The Securities and Exchange Commission has barred former broker, Rodney Pope, for his role in a Ponzi scheme while serving as chief executive officer of the Texas Energy Mutual LLC, an oil and gas company headquartered in Grapevine, Texas that offered investors securities in the form of units in oil and gas drilling programs.
As previously reported in The DI Wire, Pope served as the public face of Texas Energy Mutual because his partner James VanBlaricum was a known securities fraud recidivist. The complaint alleges that the pair defrauded investors between May 2013 through August 2016.
While VanBlaricum directed the day-to-day operations under an alias, the SEC alleges that Pope marketed and sold unregistered securities to investors and created offering materials and the company’s website, which contained misleading and false information. He also supervised a sales team and received transaction-based commissions without being registered as a broker.
Texas Energy Mutual investors, who were promised returns of 10 percent, were told that the drilling programs were productive and profitable, when in fact, many of the wells were dry.
In typical Ponzi fashion, the company used investor funds to make payments to other investors, and to pay personal expenses and undisclosed sales commissions.
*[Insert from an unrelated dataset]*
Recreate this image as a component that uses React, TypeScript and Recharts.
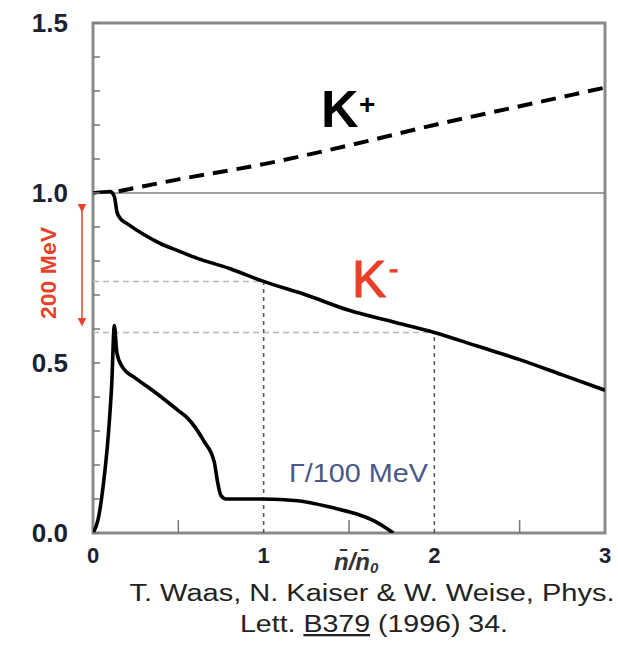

Pope was registered as a broker with Texakoma Financial from 1997-1998 and with Lone Star Securities and Morgan Spaulding between 2000-2003. He previously held FINRA Series 22 and Series 63 licenses.
In addition to the SEC action, Pope pleaded guilty in a parallel criminal case brought by federal authorities and was sentenced to 48 months in prison, followed by three years of supervised release. He was ordered to pay $13.5 million in restitution along with the other criminal defendants.
Pope has a number of criminal and disciplinary actions on his BrokerCheck report dating back to 1977. In 2002, the California Department of Corporations filed a cease and desist order against him for publicly solicitating an oil and gas offering without supervision at Lone Star Securities, a firm that was expelled from FINRA in 2011.
In 1997, the Texas State Securities Board issued a $500 fine against Pope for failing to disclose his history of writing bad checks, which occurred six times from 1977-1996. He was also terminated for stealing a $499 VCR while employed at Radio Shack in 1987.